My research interests are broadly described as galaxy formation and evolution. Most of my undergraduate research focused on a subset of galaxies known as sub-mm galaxies, studying their properties, learning a lot about SED modeling, and how to think like a scientist. My current research is built upon the tools and techniques I learned then, and I am now working to improve our understanding of SED modeling and the assumptions we make when asking a simple question like “How do we measure the stellar mass of this galaxy?” I work with Dr. Desika Narayanan and utilize Hipergator, University of Florida’s supercomputer cluster, using cosmological simulations to push our understanding of galaxy formation and evolution.


SED Modeling

Optical/ultraviolet spectral energy distribution fitting of galaxies is a well established technique to determine fundamental physical properties such as the star formation rate and stellar mass. Of the many assumptions that go into this technique, the star formation history and dust attenuation law dominate the uncertainty. Classically, SFHs are modeled via parameterized functional forms, such as the delayed-tau model. However, these forms are unlikely to capture the true diversity of galaxy SFHs in a hierarchical Universe and may impose systematics on measured results. Recent developments in non-parametric SFH models in SED fitting techniques have shown promise in marginalizing over some of these uncertainties. I am examining the efficacy of non-parametric SFHs in SED modeling by ground-truthing them against high-resolution cosmological hydrodynamic galaxy formation simulations. These new SFH models impact our understanding of both the evolution of cosmic stellar mass functions, as well as the as-yet unexplained historical mismatch between the theoretical and observed SFR-M* relation in galaxies. I also plan to apply an analogous non-parametric variable dust attenuation model for SED fitting techniques, forging a path forward for a next generation SED modeling code that can successfully estimate the fundamental physical properties of any galaxy.

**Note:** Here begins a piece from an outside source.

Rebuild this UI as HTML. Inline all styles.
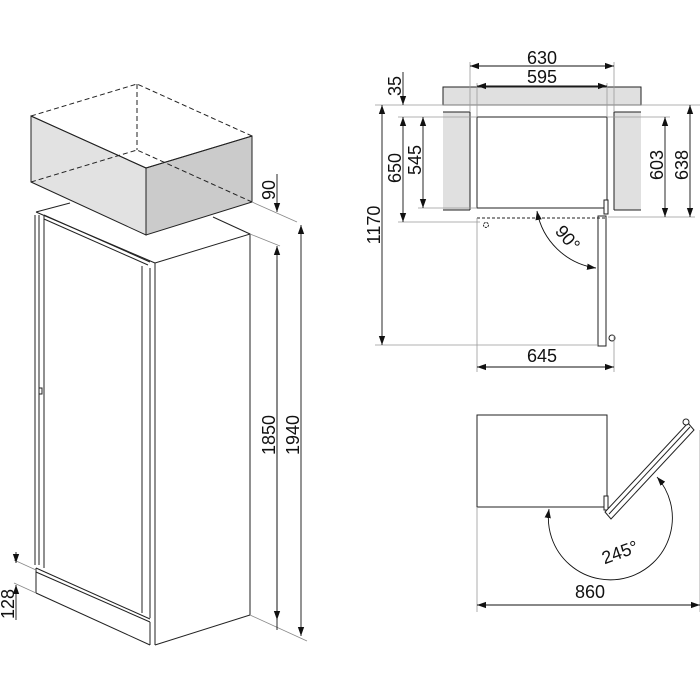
<!DOCTYPE html>
<html><head><meta charset="utf-8"><style>
html,body{margin:0;padding:0;background:#fff;width:700px;height:700px;overflow:hidden}
text{font-family:"Liberation Sans",sans-serif;font-size:18px;fill:#111;text-anchor:middle}
</style></head><body>
<svg width="700" height="700" viewBox="0 0 700 700" xmlns="http://www.w3.org/2000/svg">
<defs>
<marker id="a" viewBox="0 0 10 10" refX="10" refY="5" markerWidth="9" markerHeight="9" orient="auto-start-reverse" markerUnits="userSpaceOnUse"><path d="M0,1.5 L10,5 L0,8.5z" fill="#111"/></marker>
</defs>
<g stroke="#222" stroke-width="1" fill="none">
<polygon points="31,116 146,168 146,235 31,182" fill="#e2e2e2"/>
<polygon points="146,168 252,136 252,202 146,235" fill="#cbcbcb"/>
<g stroke-dasharray="5,3">
<polyline points="31,116 137,84 252,136"/>
<line x1="137" y1="84" x2="137" y2="150"/>
<polyline points="31,182 137,150 252,202"/>
</g>
<line x1="146" y1="168" x2="31" y2="116"/>
<line x1="146" y1="168" x2="252" y2="136"/>
<line x1="36" y1="212" x2="70" y2="203"/>
<line x1="213" y1="217" x2="250" y2="234"/>
<polyline points="155,263 250,234 250,615 155,645"/>
<line x1="155" y1="263" x2="155" y2="645"/>
<line x1="150" y1="268" x2="150" y2="618"/>
<line x1="142" y1="266" x2="142" y2="613"/>
<line x1="36" y1="212" x2="155" y2="263"/>
<line x1="44" y1="215" x2="150" y2="262"/>
<line x1="44" y1="219" x2="148" y2="265"/>
<line x1="35" y1="215" x2="35" y2="565"/>
<line x1="39" y1="215" x2="39" y2="565"/>
<line x1="44" y1="215" x2="44" y2="568"/>
<rect x="39" y="388" width="3" height="6"/>
<line x1="36" y1="568" x2="36" y2="593"/>
<line x1="36" y1="568" x2="150" y2="619"/>
<line x1="36" y1="572" x2="150" y2="622"/>
<line x1="36" y1="593" x2="150" y2="645"/>
<line x1="150" y1="622" x2="150" y2="645"/>
</g>
<g stroke="#888" stroke-width="0.8">
<line x1="252" y1="202" x2="297" y2="222"/>
<line x1="250" y1="234" x2="280" y2="246"/>
<line x1="250" y1="615" x2="307" y2="641"/>
<line x1="14" y1="560" x2="36" y2="570"/>
<line x1="14" y1="583" x2="36" y2="593"/>
</g>
<g stroke="#111" stroke-width="0.9" fill="none">
<line x1="277" y1="174" x2="277" y2="212" marker-end="url(#a)"/>
<line x1="277" y1="630" x2="277" y2="246" marker-end="url(#a)"/>
<line x1="277" y1="260" x2="277" y2="620" marker-end="url(#a)"/>
<line x1="301" y1="290" x2="301" y2="225" marker-end="url(#a)"/>
<line x1="301" y1="290" x2="301" y2="636" marker-end="url(#a)"/>
<line x1="16" y1="552" x2="16" y2="563" marker-end="url(#a)"/>
<line x1="16" y1="620" x2="16" y2="585" marker-end="url(#a)"/>
</g>
<text transform="translate(275,190) rotate(-90)">90</text>
<text transform="translate(275,435) rotate(-90)">1850</text>
<text transform="translate(299,435) rotate(-90)">1940</text>
<text transform="translate(14,604) rotate(-90)">128</text>

<g stroke="#222" stroke-width="1">
<rect x="443" y="87" width="198" height="18" fill="#e0e0e0"/>
<rect x="443" y="112" width="27" height="98" fill="#e0e0e0" stroke="none"/>
<rect x="614" y="112" width="27" height="98" fill="#e0e0e0" stroke="none"/>
<line x1="443" y1="112" x2="470" y2="112"/><line x1="443" y1="210" x2="470" y2="210"/><line x1="470" y1="112" x2="470" y2="210"/>
<line x1="614" y1="112" x2="641" y2="112"/><line x1="614" y1="210" x2="641" y2="210"/><line x1="614" y1="112" x2="614" y2="210"/>
<rect x="477" y="117" width="130" height="91" fill="none"/>
<rect x="604" y="200" width="4" height="14" fill="#fff"/>
<rect x="598" y="216" width="8" height="130" fill="#fff"/>
<circle cx="612" cy="338" r="3" fill="#fff"/>
<line x1="477" y1="218" x2="606" y2="218" stroke-dasharray="3,2"/>
<circle cx="486" cy="225" r="2.5" fill="none" stroke-dasharray="2,1"/>
</g>
<g stroke="#999" stroke-width="0.8">
<line x1="470" y1="62" x2="470" y2="112"/><line x1="614" y1="62" x2="614" y2="112"/>
<line x1="477" y1="83" x2="477" y2="117"/><line x1="607" y1="83" x2="607" y2="117"/>
<line x1="375" y1="105" x2="700" y2="105"/>
<line x1="398" y1="117" x2="477" y2="117"/><line x1="418" y1="208" x2="477" y2="208"/>
<line x1="398" y1="222" x2="480" y2="222"/>
<line x1="607" y1="117" x2="670" y2="117"/><line x1="608" y1="217" x2="695" y2="217"/>
<line x1="375" y1="345" x2="598" y2="345"/>
<line x1="477" y1="218" x2="477" y2="372"/><line x1="614" y1="335" x2="614" y2="372"/>
</g>
<g stroke="#111" stroke-width="0.9" fill="none">
<line x1="520" y1="66" x2="470" y2="66" marker-end="url(#a)"/><line x1="520" y1="66" x2="614" y2="66" marker-end="url(#a)"/>
<line x1="530" y1="86" x2="477" y2="86" marker-end="url(#a)"/><line x1="530" y1="86" x2="607" y2="86" marker-end="url(#a)"/>
<line x1="403" y1="72" x2="403" y2="105" marker-end="url(#a)"/>
<line x1="403" y1="170" x2="403" y2="117" marker-end="url(#a)"/><line x1="403" y1="170" x2="403" y2="222" marker-end="url(#a)"/>
<line x1="423" y1="160" x2="423" y2="117" marker-end="url(#a)"/><line x1="423" y1="160" x2="423" y2="208" marker-end="url(#a)"/>
<line x1="382" y1="220" x2="382" y2="105" marker-end="url(#a)"/><line x1="382" y1="220" x2="382" y2="345" marker-end="url(#a)"/>
<line x1="665" y1="160" x2="665" y2="117" marker-end="url(#a)"/><line x1="665" y1="160" x2="665" y2="217" marker-end="url(#a)"/>
<line x1="690" y1="160" x2="690" y2="105" marker-end="url(#a)"/><line x1="690" y1="160" x2="690" y2="217" marker-end="url(#a)"/>
<line x1="540" y1="367" x2="477" y2="367" marker-end="url(#a)"/><line x1="540" y1="367" x2="614" y2="367" marker-end="url(#a)"/>
<path d="M537,211 A70,70 0 0 0 596,268" marker-start="url(#a)" marker-end="url(#a)"/>
</g>
<text x="542" y="64">630</text>
<text x="542" y="83">595</text>
<text transform="translate(401,86) rotate(-90)">35</text>
<text transform="translate(401,168) rotate(-90)">650</text>
<text transform="translate(421,160) rotate(-90)">545</text>
<text transform="translate(380,225) rotate(-90)">1170</text>
<text transform="translate(663,165) rotate(-90)">603</text>
<text transform="translate(688,165) rotate(-90)">638</text>
<text x="542" y="362">645</text>
<text transform="translate(563,242) rotate(50)">90°</text>

<g stroke="#222" stroke-width="1" fill="#fff">
<rect x="477" y="415" width="130" height="92"/>
<rect x="604" y="496" width="4" height="14"/>
<polygon points="605,512 611,519 694,430 688,423"/>
<line x1="609" y1="514" x2="690" y2="427"/>
<circle cx="686" cy="422" r="3"/>
</g>
<g stroke="#999" stroke-width="0.8">
<line x1="477" y1="507" x2="477" y2="612"/><line x1="700" y1="430" x2="700" y2="612"/>
</g>
<g stroke="#111" stroke-width="0.9" fill="none">
<path d="M549,509 A62,62 0 1 0 657,477" marker-start="url(#a)" marker-end="url(#a)"/>
<line x1="590" y1="605" x2="477" y2="605" marker-end="url(#a)"/><line x1="590" y1="605" x2="700" y2="605" marker-end="url(#a)"/>
</g>
<text transform="translate(622,558) rotate(-20)">245°</text>
<text x="590" y="598">860</text>
</svg>
</body></html>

Infrared and Radio Properties of High Redshift Dusty Star Forming Galaxies

Previously, my projects were centered around galaxies discovered with the South Pole Telescope (SPT). These galaxies comprise a catalog of systematically selected gravitationally lensed dusty galaxies. Gravitational lensing results from massive foreground galaxies or galaxy clusters bending light emitted from background galaxies towards Earth, magnifying the brightness which allows fainter and higher redshift galaxies to be seen. As a consequence, these sources are selected to be at high redshift and are very luminous at sub-mm wavelengths. My work broadly involved characterizing these sources in terms of their physical properties. I estimated the number density of the SPT source catalog, fit modified blackbody SEDs to their photometry to estimate dust properties, and analyzed radio data from ATCA to determine the far-infrared radio correlation at high redshift.